WRITTEN REQUEST
Starting at the first line of the listing below, retype each line up to and including the one that contains "ctx.strokeRect(hl + 0.5, chartArea.top". Leave pictures out.

DATA LINES
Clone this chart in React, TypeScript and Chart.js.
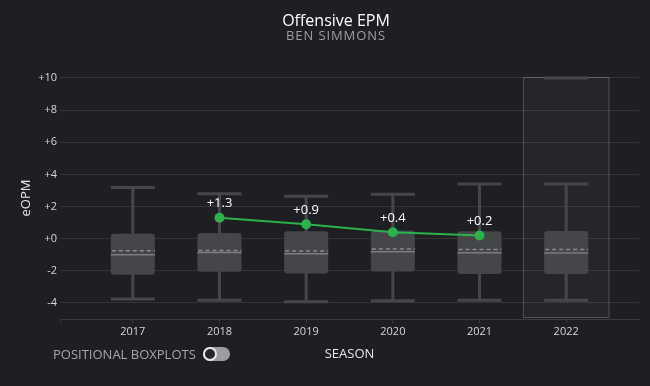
import React, { useEffect, useRef } from "react";
import { Chart, registerables } from "chart.js";

Chart.register(...registerables);

const seasons = [2017, 2018, 2019, 2020, 2021, 2022];
const whiskerLow = [-3.75, -3.83, -3.92, -3.87, -3.83, -3.83];
const q1 = [-2.25, -2.06, -2.17, -2.04, -2.2, -2.2];
const median = [-1.0, -0.86, -0.94, -0.81, -0.87, -0.9];
const mean = [-0.75, -0.73, -0.77, -0.65, -0.67, -0.67];
const q3 = [0.3, 0.35, 0.46, 0.5, 0.46, 0.48];
const whiskerHigh = [3.19, 2.8, 2.64, 2.77, 3.4, 3.4];
const maxMark: (number | null)[] = [null, null, null, null, null, 10];

const playerSeasons = [2018, 2019, 2020, 2021];
const playerEpm = [1.3, 0.9, 0.4, 0.2];

const yTicks = [-4, -2, 0, 2, 4, 6, 8, 10];
const highlightSeason = 2022;

const titleText = "Offensive EPM";
const subtitleText = "BEN SIMMONS";

const BG = "#1e1f23";
const FONT = "'Open Sans', 'Noto Sans', sans-serif";
const fmt = (v: number) => (v >= 0 ? "+" : "") + v.toFixed(v % 1 === 0 ? 0 : 1);

const boxPlugin = {
  id: "boxes",
  beforeDatasetsDraw(chart: any) {
    const { ctx, chartArea } = chart;
    const x = chart.scales.x;
    const y = chart.scales.y;
    const halfW = 0.254;
    ctx.save();
    const hl = x.getPixelForValue(highlightSeason - 0.5);
    const hr = x.getPixelForValue(highlightSeason + 0.5);
    ctx.fillStyle = "rgba(255,255,255,0.035)";
    ctx.fillRect(hl, chartArea.top, hr - hl, chartArea.bottom - chartArea.top - 1);
    ctx.strokeStyle = "rgba(255,255,255,0.2)";
    ctx.lineWidth = 1;
    ctx.strokeRect(hl + 0.5, chartArea.top + 0.5, hr - hl - 1, chartArea.bottom - chartArea.top - 2);

    seasons.forEach((s, i) => {
      const cx = x.getPixelForValue(s);
      const l = x.getPixelForValue(s - halfW);
      const r = x.getPixelForValue(s + halfW);
      const yLo = y.getPixelForValue(whiskerLow[i]);
      const yHi = y.getPixelForValue(whiskerHigh[i]);
      const yQ1 = y.getPixelForValue(q1[i]);
      const yQ3 = y.getPixelForValue(q3[i]);
      ctx.strokeStyle = "#46474b";
      ctx.lineWidth = 3;
      ctx.beginPath();
      ctx.moveTo(cx, yHi);
      ctx.lineTo(cx, yLo);
      ctx.moveTo(l, yHi);
      ctx.lineTo(r, yHi);
      ctx.moveTo(l, yLo);
      ctx.lineTo(r, yLo);
      const m = maxMark[i];
      if (m !== null) {
        const ym = y.getPixelForValue(m);
        ctx.moveTo(l, ym);
        ctx.lineTo(r, ym);
      }
      ctx.stroke();
      ctx.fillStyle = "#45464a";
      ctx.beginPath();
      if (ctx.roundRect) ctx.roundRect(l, yQ3, r - l, yQ1 - yQ3, 3);
      else ctx.rect(l, yQ3, r - l, yQ1 - yQ3);
      ctx.fill();
      const yMed = y.getPixelForValue(median[i]);
      const yMean = y.getPixelForValue(mean[i]);
      ctx.lineWidth = 1.5;
      ctx.strokeStyle = "#7c7d81";
      ctx.beginPath();
      ctx.moveTo(l, yMed);
      ctx.lineTo(r, yMed);
      ctx.stroke();
      ctx.setLineDash([4, 3]);
      ctx.strokeStyle = "#8a8b8f";
      ctx.beginPath();
      ctx.moveTo(l + 1, yMean);
      ctx.lineTo(r, yMean);
      ctx.stroke();
      ctx.setLineDash([]);
    });
    ctx.restore();
  },
  afterDatasetsDraw(chart: any) {
    const { ctx } = chart;
    const meta = chart.getDatasetMeta(0);
    ctx.save();
    ctx.fillStyle = "#ffffff";
    ctx.font = `13px ${FONT}`;
    ctx.textAlign = "center";
    ctx.textBaseline = "middle";
    meta.data.forEach((pt: any, i: number) => {
      ctx.fillText(fmt(playerEpm[i]), pt.x, pt.y - 14);
    });
    ctx.restore();
  },
  afterDraw(chart: any) {
    const { ctx } = chart;
    ctx.save();
    ctx.textAlign = "center";
    ctx.textBaseline = "middle";
    ctx.fillStyle = "#ffffff";
    ctx.font = `16px ${FONT}`;
    ctx.fillText(titleText, 336, 21);
    ctx.fillStyle = "#9d9ea2";
    ctx.font = `13px ${FONT}`;
    if ("letterSpacing" in ctx) (ctx as any).letterSpacing = "0.9px";
    ctx.fillText(subtitleText, 336, 36.5);
    ctx.restore();
  },
};

export default function App() {
  const ref = useRef<HTMLCanvasElement>(null);
  useEffect(() => {
    document.body.style.margin = "0";
    document.body.style.background = BG;
    const chart = new Chart(ref.current!, {
      type: "line",
      data: {
        datasets: [
          {
            data: playerSeasons.map((s, i) => ({ x: s, y: playerEpm[i] })),
            borderColor: "#2bb24c",
            backgroundColor: "#2bb24c",
            borderWidth: 2,
            pointRadius: 5,
            pointHoverRadius: 5,
            pointBorderWidth: 0,
            tension: 0,
          },
        ],
      },
      options: {
        responsive: false,
        animation: false,
        layout: { padding: { left: 0, right: 11, top: 77, bottom: 0 } },
        plugins: {
          legend: { display: false },
          tooltip: { enabled: false },
          title: { display: false },
          subtitle: { display: false },
        },
        scales: {
          x: {
            type: "linear",
            min: 2016.16,
            max: 2022.84,
            afterBuildTicks: (scale: any) => {
              scale.ticks = [scale.min, ...seasons].map((v) => ({ value: v }));
            },
            afterFit: (scale: any) => {
              scale.height = 67;
            },
            ticks: {
              autoSkip: false,
              maxRotation: 0,
              padding: 2,
              color: "#d6d6d8",
              font: { family: FONT, size: 11 },
              callback: (v: any) => (Number.isInteger(v) ? String(v) : ""),
            },
            grid: {
              drawOnChartArea: false,
              drawTicks: true,
              tickLength: 4,
              color: "#3a3b3f",
            },
            border: { display: true, color: "#3a3b3f" },
            title: {
              display: true,
              text: "SEASON",
              color: "#e6e6e8",
              font: { family: FONT, size: 13 },
              padding: { top: 0, bottom: 24 },
            },
          },
          y: {
            min: -5,
            max: 10.06,
            afterBuildTicks: (scale: any) => {
              scale.ticks = yTicks.map((v) => ({ value: v }));
            },
            afterFit: (scale: any) => {
              scale.width = 60;
            },
            ticks: {
              padding: 3,
              color: "#d6d6d8",
              font: { family: FONT, size: 11 },
              callback: (v: any) => fmt(Number(v)),
            },
            grid: { color: "#333438", drawTicks: false },
            border: { display: false },
            title: {
              display: true,
              text: "eOPM",
              color: "#e6e6e8",
              font: { family: FONT, size: 13 },
              padding: { top: 18, bottom: 0 },
            },
          },
        },
      },
      plugins: [boxPlugin],
    } as any);
    return () => chart.destroy();
  }, []);

  return (
    <div style={{ position: "fixed", left: 0, top: 0, width: 650, height: 386, background: BG }}>
      <canvas ref={ref} width={650} height={386} style={{ display: "block" }} />
      <div
        style={{
          position: "absolute",
          left: 53,
          top: 345,
          display: "flex",
          alignItems: "center",
          fontFamily: FONT,
          fontSize: 13,
          color: "#a6a7ab",
          whiteSpace: "nowrap",
        }}
      >
        <span>POSITIONAL BOXPLOTS</span>
        <span
          style={{
            position: "relative",
            display: "inline-block",
            width: 27,
            height: 14,
            borderRadius: 7,
            background: "#9c9da1",
            marginLeft: 7,
          }}
        >
          <span
            style={{
              position: "absolute",
              left: 0,
              top: 0,
              width: 10,
              height: 10,
              borderRadius: 7,
              border: "2px solid #e8e8e8",
              background: "#26272b",
            }}
          />
        </span>
      </div>
    </div>
  );
}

WRITTEN RESPONSE
Clone this chart in React, TypeScript and Chart.js.
import React, { useEffect, useRef } from "react";
import { Chart, registerables } from "chart.js";

Chart.register(...registerables);

const seasons = [2017, 2018, 2019, 2020, 2021, 2022];
const whiskerLow = [-3.75, -3.83, -3.92, -3.87, -3.83, -3.83];
const q1 = [-2.25, -2.06, -2.17, -2.04, -2.2, -2.2];
const median = [-1.0, -0.86, -0.94, -0.81, -0.87, -0.9];
const mean = [-0.75, -0.73, -0.77, -0.65, -0.67, -0.67];
const q3 = [0.3, 0.35, 0.46, 0.5, 0.46, 0.48];
const whiskerHigh = [3.19, 2.8, 2.64, 2.77, 3.4, 3.4];
const maxMark: (number | null)[] = [null, null, null, null, null, 10];

const playerSeasons = [2018, 2019, 2020, 2021];
const playerEpm = [1.3, 0.9, 0.4, 0.2];

const yTicks = [-4, -2, 0, 2, 4, 6, 8, 10];
const highlightSeason = 2022;

const titleText = "Offensive EPM";
const subtitleText = "BEN SIMMONS";

const BG = "#1e1f23";
const FONT = "'Open Sans', 'Noto Sans', sans-serif";
const fmt = (v: number) => (v >= 0 ? "+" : "") + v.toFixed(v % 1 === 0 ? 0 : 1);

const boxPlugin = {
  id: "boxes",
  beforeDatasetsDraw(chart: any) {
    const { ctx, chartArea } = chart;
    const x = chart.scales.x;
    const y = chart.scales.y;
    const halfW = 0.254;
    ctx.save();
    const hl = x.getPixelForValue(highlightSeason - 0.5);
    const hr = x.getPixelForValue(highlightSeason + 0.5);
    ctx.fillStyle = "rgba(255,255,255,0.035)";
    ctx.fillRect(hl, chartArea.top, hr - hl, chartArea.bottom - chartArea.top - 1);
    ctx.strokeStyle = "rgba(255,255,255,0.2)";
    ctx.lineWidth = 1;
    ctx.strokeRect(hl + 0.5, chartArea.top + 0.5, hr - hl - 1, chartArea.bottom - chartArea.top - 2);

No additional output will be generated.